* start Supplied material *

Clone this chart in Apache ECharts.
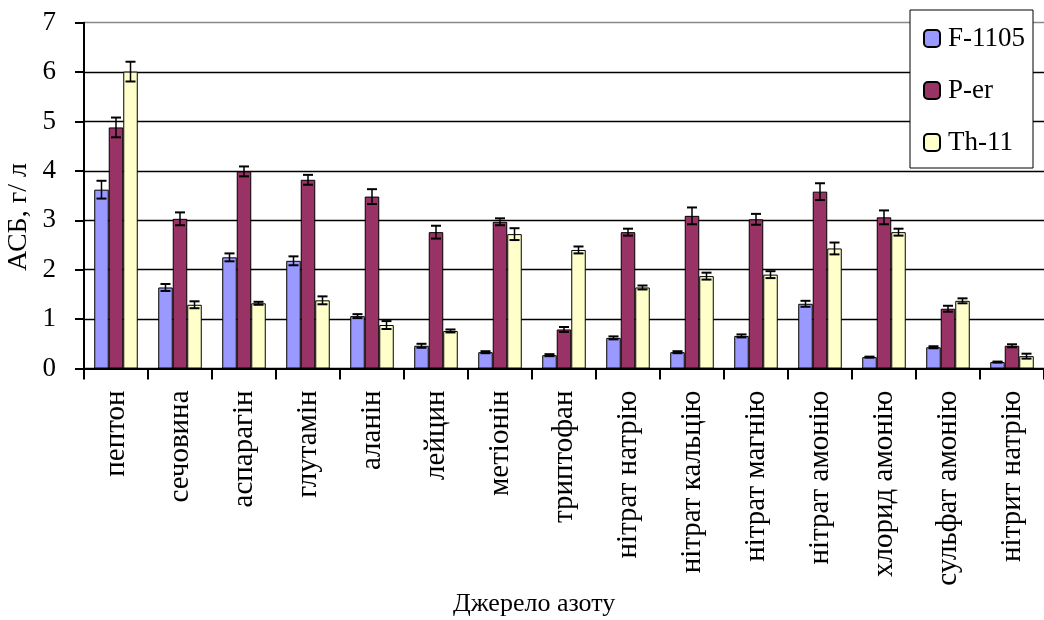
<!DOCTYPE html>
<html>
<head>
<meta charset="utf-8">
<script src="https://cdn.jsdelivr.net/npm/echarts@6/dist/echarts.min.js"></script>
<style>html,body{margin:0;padding:0;background:#fff;}#chart{width:1044px;height:620px;}</style>
</head>
<body>
<div id="chart"></div>
<script>
const categories = ['пептон','сечовина','аспарагін','глутамін','аланін','лейцин','метіонін','триптофан','нітрат натрію','нітрат кальцію','нітрат магнію','нітрат амонію','хлорид амонію','сульфат амонію','нітрит натрію'];
const seriesNames = ['F-1105','P-er','Th-11'];
const f1105 = [3.62,1.64,2.25,2.18,1.06,0.46,0.33,0.27,0.62,0.33,0.66,1.31,0.23,0.43,0.13];
const f1105Err = [0.18,0.07,0.08,0.09,0.04,0.04,0.02,0.02,0.03,0.02,0.03,0.06,0.01,0.02,0.01];
const pEr = [4.88,3.03,3.99,3.82,3.48,2.76,2.97,0.79,2.76,3.09,3.02,3.58,3.06,1.21,0.46];
const pErErr = [0.2,0.13,0.1,0.1,0.15,0.13,0.07,0.05,0.07,0.17,0.11,0.17,0.14,0.06,0.03];
const th11 = [6.01,1.29,1.32,1.38,0.88,0.76,2.72,2.40,1.64,1.87,1.90,2.43,2.76,1.37,0.25];
const th11Err = [0.2,0.07,0.03,0.08,0.08,0.03,0.12,0.07,0.04,0.07,0.07,0.12,0.07,0.05,0.05];
const yTicks = [0,1,2,3,4,5,6,7];

const colors = ['#9999FF','#993366','#FFFFCC'];
const FONT = '"Liberation Serif","Times New Roman",serif';
const CAT_GAP = 0.32;

function barSeries(name, data, color) {
  return {
    name: name, type: 'bar', data: data,
    barGap: '0%', barCategoryGap: (CAT_GAP*100) + '%',
    itemStyle: { color: color, borderColor: '#000', borderWidth: 1 },
    z: 2
  };
}
function errSeries(idx, values, errs) {
  return {
    type: 'custom', z: 5, silent: true,
    data: values.map((v, i) => [i, v, errs[i]]),
    renderItem: function (params, api) {
      const ci = api.value(0), v = api.value(1), e = api.value(2);
      const c = api.coord([ci, v]);
      const band = api.size([1, 0])[0];
      const bw = band * (1 - CAT_GAP) / 3;
      const x = c[0] + (idx - 1) * bw;
      const top = api.coord([ci, v + e])[1];
      const bot = api.coord([ci, v - e])[1];
      const cap = 5;
      const st = { stroke: '#000', lineWidth: 2 };
      return { type: 'group', children: [
        { type: 'line', shape: { x1: x, y1: top, x2: x, y2: bot }, style: { stroke: '#000', lineWidth: 1.5 } },
        { type: 'line', shape: { x1: x - cap, y1: top, x2: x + cap, y2: top }, style: st },
        { type: 'line', shape: { x1: x - cap, y1: bot, x2: x + cap, y2: bot }, style: st }
      ]};
    }
  };
}

const chart = echarts.init(document.getElementById('chart'), null, { renderer: 'canvas' });
chart.setOption({
  animation: false,
  backgroundColor: '#fff',
  textStyle: { fontFamily: FONT, color: '#000' },
  grid: { left: 84, top: 22.7, width: 972, height: 345.8, containLabel: false },
  legend: {
    data: seriesNames, orient: 'vertical', left: 910, top: 10,
    padding: [15, 8, 12, 13], itemGap: 25, itemWidth: 16, itemHeight: 17,
    backgroundColor: '#fff', borderColor: '#000', borderWidth: 1,
    textStyle: { fontFamily: FONT, fontSize: 27, color: '#000', lineHeight: 27, padding: [0,0,0,3] }
  },
  xAxis: {
    type: 'category', data: categories,
    axisLine: { lineStyle: { color: '#000', width: 2 } },
    axisTick: { show: true, length: 11, lineStyle: { color: '#000', width: 2 } },
    axisLabel: { rotate: 90, margin: 22, fontFamily: FONT, fontSize: 29, color: '#000', interval: 0 },
    splitLine: { show: false }
  },
  yAxis: {
    type: 'value', min: 0, max: 7, interval: 1,
    axisLine: { show: true, lineStyle: { color: '#000', width: 2 } },
    axisTick: { show: true, length: 9, lineStyle: { color: '#000', width: 2 } },
    axisLabel: { margin: 28, fontFamily: FONT, fontSize: 27, color: '#000',
      formatter: function (v) { return yTicks.indexOf(v) >= 0 ? String(v) : ''; } },
    splitLine: { show: true, lineStyle: { color: ['#000','#000','#000','#000','#000','#000','#000','#888'], width: 1.3 } }
  },
  graphic: [
    { type: 'text', left: 453, top: 591, style: { text: 'Джерело азоту', font: '26px ' + FONT, fill: '#000' } },
    { type: 'text', x: 19, y: 217, rotation: Math.PI / 2, style: { text: 'АСБ, г/ л', font: '28px ' + FONT, fill: '#000', align: 'center', verticalAlign: 'middle' } }
  ],
  series: [
    barSeries(seriesNames[0], f1105, colors[0]),
    barSeries(seriesNames[1], pEr, colors[1]),
    barSeries(seriesNames[2], th11, colors[2]),
    errSeries(0, f1105, f1105Err),
    errSeries(1, pEr, pErErr),
    errSeries(2, th11, th11Err)
  ]
});
</script>
</body>
</html>
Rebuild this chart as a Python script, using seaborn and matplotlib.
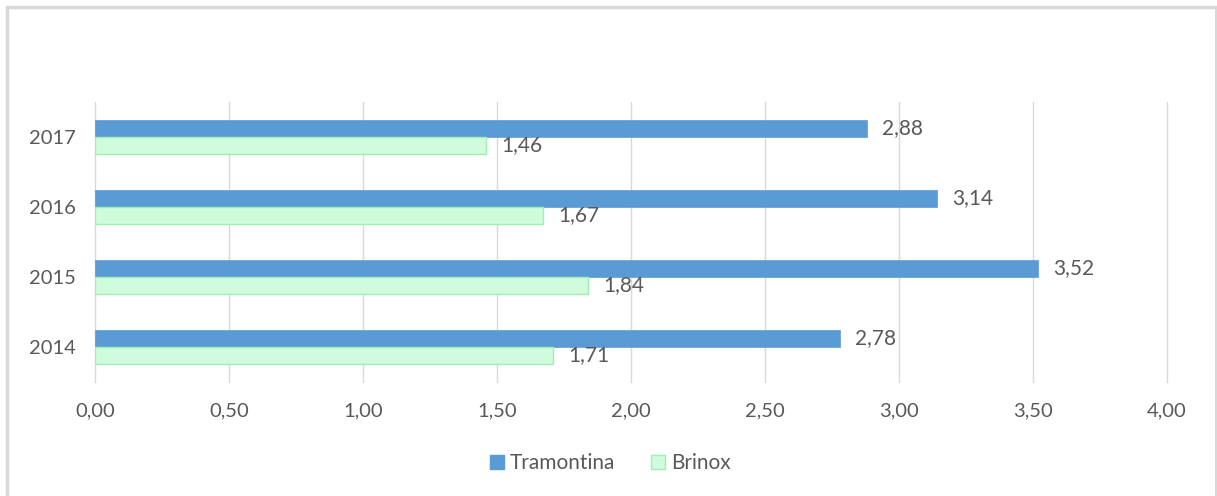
import pandas as pd
import matplotlib.pyplot as plt
import seaborn as sns
from matplotlib.lines import Line2D

# Data
years = ['2017', '2016', '2015', '2014']
tramontina = [2.88, 3.14, 3.52, 2.78]
brinox = [1.46, 1.67, 1.84, 1.71]
series_names = ['Tramontina', 'Brinox']
x_ticks = [0.0, 0.5, 1.0, 1.5, 2.0, 2.5, 3.0, 3.5, 4.0]

df = pd.DataFrame({
    'Ano': years * 2,
    'Valor': tramontina + brinox,
    'Empresa': [series_names[0]] * len(years) + [series_names[1]] * len(years),
})

sns.set_style('white')
plt.rcParams['font.family'] = ['Lato', 'DejaVu Sans']
text_color = '#595959'
grid_color = '#D9D9D9'
blue = '#5B9BD5'
green_fill = '#D0FBDC'
green_edge = '#9EEFB4'

fig = plt.figure(figsize=(12.17, 4.96), dpi=100)
ax = fig.add_axes([95 / 1217, 114 / 496, 1072 / 1217, 280 / 496])

sns.barplot(data=df, y='Ano', x='Valor', hue='Empresa', order=years,
            hue_order=series_names, palette=[blue, green_fill], width=0.49,
            saturation=1, orient='h', ax=ax, legend=False)

# Bar edges: green series gets a slightly darker outline
for bar in ax.containers[1]:
    bar.set_edgecolor(green_edge)
    bar.set_linewidth(1.0)
for bar in ax.containers[0]:
    bar.set_edgecolor(blue)
    bar.set_linewidth(0.5)

# Data labels with comma decimal separator
for cont in ax.containers:
    ax.bar_label(cont, fmt=lambda v: f'{v:.2f}'.replace('.', ','),
                 padding=11, fontsize=15, color=text_color)

ax.set_xlim(0, 4)
ax.set_ylim(3.5, -0.5)
ax.set_xticks(x_ticks)
ax.set_xticklabels([f'{t:.2f}'.replace('.', ',') for t in x_ticks])
ax.set_xlabel('')
ax.set_ylabel('')
ax.tick_params(axis='both', length=0, labelsize=14.5, labelcolor=text_color)
ax.tick_params(axis='x', pad=15)
ax.tick_params(axis='y', pad=14)
ax.grid(axis='x', color=grid_color, linewidth=1)
for gl in ax.get_xgridlines():
    gl.set_clip_on(False)
ax.set_axisbelow(True)
for s in ax.spines.values():
    s.set_visible(False)

# Legend at the bottom
handles = [
    Line2D([], [], marker='s', linestyle='', markersize=10,
           markerfacecolor=blue, markeredgecolor=blue),
    Line2D([], [], marker='s', linestyle='', markersize=10,
           markerfacecolor=green_fill, markeredgecolor=green_edge),
]
fig.legend(handles, series_names, loc='center', bbox_to_anchor=(0.5, 1 - 463 / 496),
           ncol=2, frameon=False, fontsize=15, labelcolor=text_color,
           handletextpad=0.1, columnspacing=1.6, handlelength=1.0)

# Chart frame (top, left, right border)
y_top = 1 - 7 / 496
fig.add_artist(Line2D([7 / 1217, 1216 / 1217], [y_top, y_top], color=grid_color, lw=2.5))
fig.add_artist(Line2D([7 / 1217, 7 / 1217], [y_top, 0], color=grid_color, lw=2.5))
fig.add_artist(Line2D([1216 / 1217, 1216 / 1217], [y_top, 0], color=grid_color, lw=1.5))

fig.savefig('out.png', dpi=100)
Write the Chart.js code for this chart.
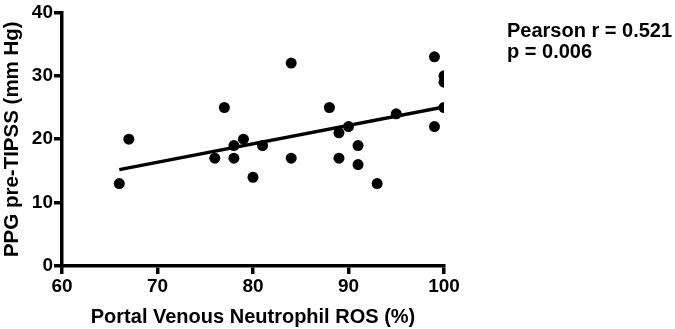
<!DOCTYPE html>
<html>
<head>
<meta charset="utf-8">
<script src="https://cdn.jsdelivr.net/npm/chart.js@4.4.1/dist/chart.umd.min.js"></script>
<style>
  html, body { margin: 0; padding: 0; background: #fff; }
  #wrap { width: 675px; height: 329px; position: relative; }
</style>
</head>
<body>
<div id="wrap"><canvas id="c" width="675" height="329"></canvas></div>
<script>
// Data
const rosPercent = [66, 67, 76, 77, 78, 78, 79, 80, 81, 84, 84, 88, 89, 89, 90, 91, 91, 93, 95, 99, 99, 100, 100, 100];
const ppgValues  = [13, 20, 17, 25, 19, 17, 20, 14, 19, 32, 17, 25, 21, 17, 22, 19, 16, 13, 24, 33, 22, 30, 29, 25];
const fitLineX = [66, 100];
const fitLineY = [15.2, 25.1];
const xTicks = [60, 70, 80, 90, 100];
const yTicks = [0, 10, 20, 30, 40];
const statsText = ["Pearson r = 0.521", "p = 0.006"];

const FONT = "'Liberation Sans', Arial, Helvetica, sans-serif";

const points = rosPercent.map((x, i) => ({ x: x, y: ppgValues[i] }));
const fit = fitLineX.map((x, i) => ({ x: x, y: fitLineY[i] }));

const statsPlugin = {
  id: 'stats',
  afterDraw(chart) {
    const ctx = chart.ctx;
    ctx.save();
    ctx.fillStyle = '#000';
    ctx.font = "bold 20px " + FONT;
    ctx.textAlign = 'left';
    ctx.textBaseline = 'alphabetic';
    ctx.fillText(statsText[0], 507, 36.5);
    ctx.fillText(statsText[1], 507, 57.5);
    ctx.restore();
  }
};

new Chart(document.getElementById('c'), {
  type: 'scatter',
  data: {
    datasets: [
      {
        label: 'data',
        data: points,
        backgroundColor: '#000',
        borderColor: '#000',
        pointRadius: 5.5,
        pointHoverRadius: 5.5,
        borderWidth: 0
      },
      {
        type: 'line',
        label: 'fit',
        data: fit,
        borderColor: '#000',
        borderWidth: 3.5,
        pointRadius: 0,
        fill: false
      }
    ]
  },
  options: {
    responsive: false,
    animation: false,
    events: [],
    layout: { padding: { left: 0, right: 231, top: 7, bottom: 0 } },
    plugins: { legend: { display: false }, tooltip: { enabled: false } },
    scales: {
      x: {
        type: 'linear',
        min: 60, max: 100,
        afterBuildTicks(s) { s.ticks = xTicks.map(v => ({ value: v })); },
        afterFit(s) { s.height = 63; },
        border: { color: '#000', width: 3.5 },
        grid: { drawOnChartArea: false, drawTicks: true, tickLength: 8, color: '#000', lineWidth: 3.5 },
        ticks: { color: '#000', font: { family: FONT, size: 19, weight: 'bold' }, padding: 1, maxRotation: 0 },
        title: { display: true, text: 'Portal Venous Neutrophil ROS (%)', color: '#000',
                 font: { family: FONT, size: 20, weight: 'bold' }, padding: { top: 2, bottom: 0 } }
      },
      y: {
        type: 'linear',
        min: 0, max: 40,
        afterBuildTicks(s) { s.ticks = yTicks.map(v => ({ value: v })); },
        afterFit(s) { s.width = 62; },
        border: { color: '#000', width: 3.5 },
        grid: { drawOnChartArea: false, drawTicks: true, tickLength: 8, color: '#000', lineWidth: 3.5 },
        ticks: { color: '#000', font: { family: FONT, size: 19, weight: 'bold' }, padding: 1 },
        title: { display: true, text: 'PPG pre-TIPSS (mm Hg)', color: '#000',
                 font: { family: FONT, size: 20.5, weight: 'bold' }, padding: { top: 0, bottom: 2 } }
      }
    }
  },
  plugins: [statsPlugin]
});
</script>
</body>
</html>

* end Supplied material *

**Task instructions**
Everything from the first line of the listing above through the line that contains "const CAT_GAP = 0.32;" is to be restated word for word, minus the pictures.

**Task response**
Clone this chart in Apache ECharts.
<!DOCTYPE html>
<html>
<head>
<meta charset="utf-8">
<script src="https://cdn.jsdelivr.net/npm/echarts@6/dist/echarts.min.js"></script>
<style>html,body{margin:0;padding:0;background:#fff;}#chart{width:1044px;height:620px;}</style>
</head>
<body>
<div id="chart"></div>
<script>
const categories = ['пептон','сечовина','аспарагін','глутамін','аланін','лейцин','метіонін','триптофан','нітрат натрію','нітрат кальцію','нітрат магнію','нітрат амонію','хлорид амонію','сульфат амонію','нітрит натрію'];
const seriesNames = ['F-1105','P-er','Th-11'];
const f1105 = [3.62,1.64,2.25,2.18,1.06,0.46,0.33,0.27,0.62,0.33,0.66,1.31,0.23,0.43,0.13];
const f1105Err = [0.18,0.07,0.08,0.09,0.04,0.04,0.02,0.02,0.03,0.02,0.03,0.06,0.01,0.02,0.01];
const pEr = [4.88,3.03,3.99,3.82,3.48,2.76,2.97,0.79,2.76,3.09,3.02,3.58,3.06,1.21,0.46];
const pErErr = [0.2,0.13,0.1,0.1,0.15,0.13,0.07,0.05,0.07,0.17,0.11,0.17,0.14,0.06,0.03];
const th11 = [6.01,1.29,1.32,1.38,0.88,0.76,2.72,2.40,1.64,1.87,1.90,2.43,2.76,1.37,0.25];
const th11Err = [0.2,0.07,0.03,0.08,0.08,0.03,0.12,0.07,0.04,0.07,0.07,0.12,0.07,0.05,0.05];
const yTicks = [0,1,2,3,4,5,6,7];

const colors = ['#9999FF','#993366','#FFFFCC'];
const FONT = '"Liberation Serif","Times New Roman",serif';
const CAT_GAP = 0.32;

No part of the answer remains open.